TO BE DONE
Leave out any pictures and transcribe all other data below exactly.

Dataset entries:
= = = = =

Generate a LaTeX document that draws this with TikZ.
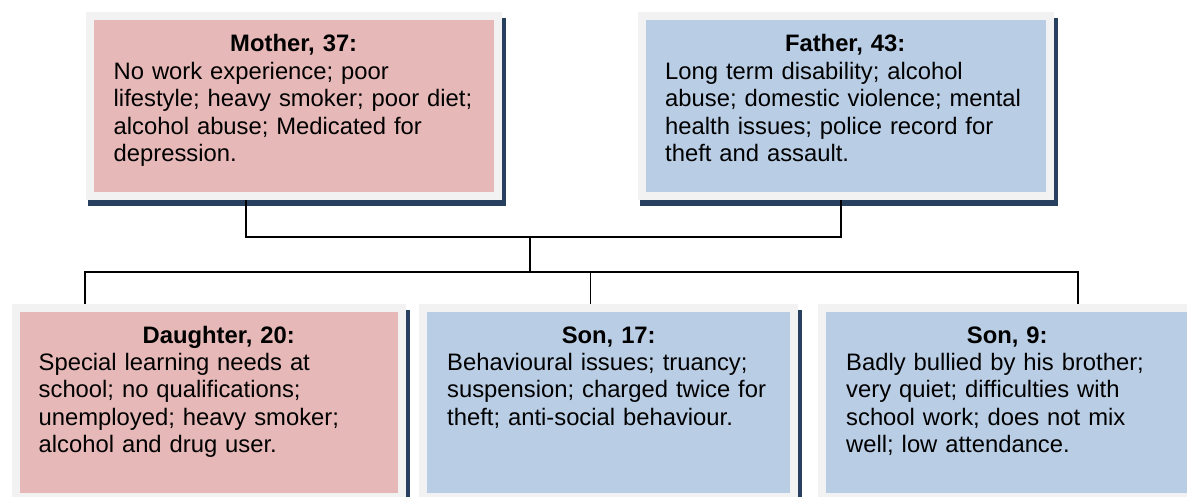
\documentclass[tikz,border=0pt]{standalone}
\usepackage{fontspec}
\setmainfont{Liberation Sans}
\definecolor{pinkfill}{HTML}{E6B8B7}
\definecolor{bluefill}{HTML}{B9CDE5}
\definecolor{framegrey}{HTML}{F2F2F2}
\definecolor{shadownavy}{HTML}{27405F}
\tikzset{
  famcard/.style={draw=framegrey, line width=8pt, inner sep=0pt, minimum height=#1},
  famcard/.default=180pt,
  cardtext/.style={anchor=base west, inner sep=0pt, align=left,
    font=\fontsize{23.8pt}{27.4pt}\selectfont},
  famline/.style={line width=1.6pt}
}
\begin{document}
\begin{tikzpicture}[x=1pt,y=-1pt]
        \useasboundingbox (0,0) rectangle (1187,497);

        % parents
        \node [famcard, fill=pinkfill, minimum width=408pt] (mother) at (294,106) {};
        \node [famcard, fill=bluefill, minimum width=408pt] (father) at (846,106) {};

        % children
        \node [famcard=189pt, fill=pinkfill, minimum width=386pt] (daughter) at (208.5,402.5) {};
        \node [famcard=189pt, fill=bluefill, minimum width=371pt] (sonA) at (608.5,402.5) {};
        \node [famcard=189pt, fill=bluefill, minimum width=370pt] (sonB) at (1007,402.5) {};

        % shadows on the right and bottom edges
        \foreach \n in {mother,father,daughter,sonA,sonB} {
          \fill [shadownavy] ([yshift=-6pt]\n.north east) rectangle ([xshift=4pt,yshift=-6pt]\n.south east);
          \fill [shadownavy] ([xshift=2pt]\n.south west) rectangle ([xshift=4pt,yshift=-6pt]\n.south east);
        }

        \node [cardtext, text width=360pt] (mothertxt) at ([xshift=27.5pt,yshift=-40pt]mother.north west)
          {\makebox[\linewidth]{\textbf{Mother, 37:}}\\
           No work experience; poor\\
           lifestyle; heavy smoker; poor diet;\\
           alcohol abuse; Medicated for\\
           depression.};
        \node [cardtext, text width=360pt] (fathertxt) at ([xshift=27pt,yshift=-40pt]father.north west)
          {\makebox[\linewidth]{\textbf{Father, 43:}}\\
           Long term disability; alcohol\\
           abuse; domestic violence; mental\\
           health issues; police record for\\
           theft and assault.};
        \node [cardtext, text width=338pt] (daughtertxt) at ([xshift=27pt,yshift=-39pt]daughter.north west)
          {\makebox[\linewidth]{\hspace{22pt}\textbf{Daughter, 20:}}\\
           Special learning needs at\\
           school; no qualifications;\\
           unemployed; heavy smoker;\\
           alcohol and drug user.};
        \node [cardtext, text width=323pt] (sonAtxt) at ([xshift=28pt,yshift=-39pt]sonA.north west)
          {\makebox[\linewidth]{\textbf{Son, 17:}}\\
           Behavioural issues; truancy;\\
           suspension; charged twice for\\
           theft; anti-social behaviour.};
        \node [cardtext, text width=322pt] (sonBtxt) at ([xshift=28pt,yshift=-39pt]sonB.north west)
          {\makebox[\linewidth]{\textbf{Son, 9:}}\\
           Badly bullied by his brother;\\
           very quiet; difficulties with\\
           school work; does not mix\\
           well; low attendance.};

        % family lines
        \coordinate (join) at (530,237);
        \coordinate (bus) at (530,272);
        \coordinate (sonAtop) at ([xshift=-18pt]sonA.north);
        \draw [famline] ([xshift=-48pt]mother.south) |- (join) -| ([xshift=-5pt]father.south);
        \draw [famline] (join) -- (bus);
        \draw [famline] ([xshift=-123.5pt]daughter.north) |- (bus) -| ([xshift=71pt]sonB.north);
        \draw [famline] (sonAtop) -- (sonAtop |- bus);
      \end{tikzpicture}
\end{document}
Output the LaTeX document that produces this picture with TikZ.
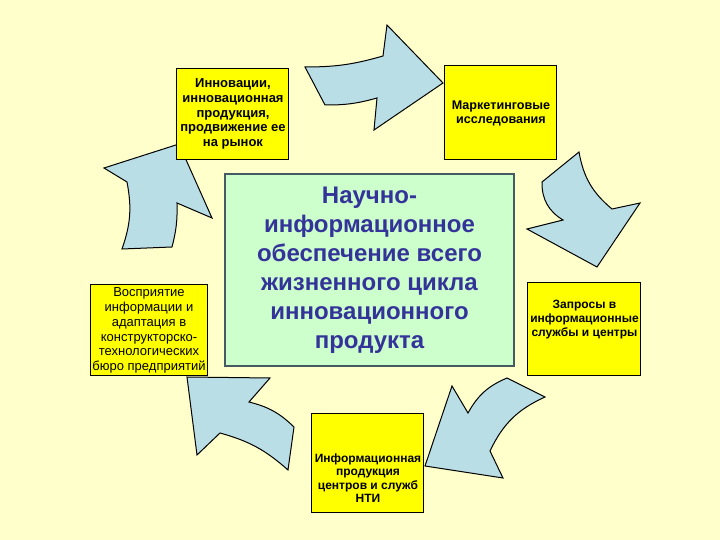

= = = = =

RIGHT ANSWER
Generate a LaTeX document that draws this with TikZ.
\documentclass[tikz,border=0pt]{standalone}
\usepackage{fontspec}
\setmainfont{Liberation Sans}
\definecolor{pinkfill}{HTML}{E6B8B7}
\definecolor{bluefill}{HTML}{B9CDE5}
\definecolor{framegrey}{HTML}{F2F2F2}
\definecolor{shadownavy}{HTML}{27405F}
\tikzset{
  famcard/.style={draw=framegrey, line width=8pt, inner sep=0pt, minimum height=#1},
  famcard/.default=180pt,
  cardtext/.style={anchor=base west, inner sep=0pt, align=left,
    font=\fontsize{23.8pt}{27.4pt}\selectfont},
  famline/.style={line width=1.6pt}
}
\begin{document}
\begin{tikzpicture}[x=1pt,y=-1pt]
        \useasboundingbox (0,0) rectangle (1187,497);

        % parents
        \node [famcard, fill=pinkfill, minimum width=408pt] (mother) at (294,106) {};
        \node [famcard, fill=bluefill, minimum width=408pt] (father) at (846,106) {};

        % children
        \node [famcard=189pt, fill=pinkfill, minimum width=386pt] (daughter) at (208.5,402.5) {};
        \node [famcard=189pt, fill=bluefill, minimum width=371pt] (sonA) at (608.5,402.5) {};
        \node [famcard=189pt, fill=bluefill, minimum width=370pt] (sonB) at (1007,402.5) {};

        % shadows on the right and bottom edges
        \foreach \n in {mother,father,daughter,sonA,sonB} {
          \fill [shadownavy] ([yshift=-6pt]\n.north east) rectangle ([xshift=4pt,yshift=-6pt]\n.south east);
          \fill [shadownavy] ([xshift=2pt]\n.south west) rectangle ([xshift=4pt,yshift=-6pt]\n.south east);
        }

        \node [cardtext, text width=360pt] (mothertxt) at ([xshift=27.5pt,yshift=-40pt]mother.north west)
          {\makebox[\linewidth]{\textbf{Mother, 37:}}\\
           No work experience; poor\\
           lifestyle; heavy smoker; poor diet;\\
           alcohol abuse; Medicated for\\
           depression.};
        \node [cardtext, text width=360pt] (fathertxt) at ([xshift=27pt,yshift=-40pt]father.north west)
          {\makebox[\linewidth]{\textbf{Father, 43:}}\\
           Long term disability; alcohol\\
           abuse; domestic violence; mental\\
           health issues; police record for\\
           theft and assault.};
        \node [cardtext, text width=338pt] (daughtertxt) at ([xshift=27pt,yshift=-39pt]daughter.north west)
          {\makebox[\linewidth]{\hspace{22pt}\textbf{Daughter, 20:}}\\
           Special learning needs at\\
           school; no qualifications;\\
           unemployed; heavy smoker;\\
           alcohol and drug user.};
        \node [cardtext, text width=323pt] (sonAtxt) at ([xshift=28pt,yshift=-39pt]sonA.north west)
          {\makebox[\linewidth]{\textbf{Son, 17:}}\\
           Behavioural issues; truancy;\\
           suspension; charged twice for\\
           theft; anti-social behaviour.};
        \node [cardtext, text width=322pt] (sonBtxt) at ([xshift=28pt,yshift=-39pt]sonB.north west)
          {\makebox[\linewidth]{\textbf{Son, 9:}}\\
           Badly bullied by his brother;\\
           very quiet; difficulties with\\
           school work; does not mix\\
           well; low attendance.};

        % family lines
        \coordinate (join) at (530,237);
        \coordinate (bus) at (530,272);
        \coordinate (sonAtop) at ([xshift=-18pt]sonA.north);
        \draw [famline] ([xshift=-48pt]mother.south) |- (join) -| ([xshift=-5pt]father.south);
        \draw [famline] (join) -- (bus);
        \draw [famline] ([xshift=-123.5pt]daughter.north) |- (bus) -| ([xshift=71pt]sonB.north);
        \draw [famline] (sonAtop) -- (sonAtop |- bus);
      \end{tikzpicture}
\end{document}
Output the LaTeX document that produces this picture with TikZ.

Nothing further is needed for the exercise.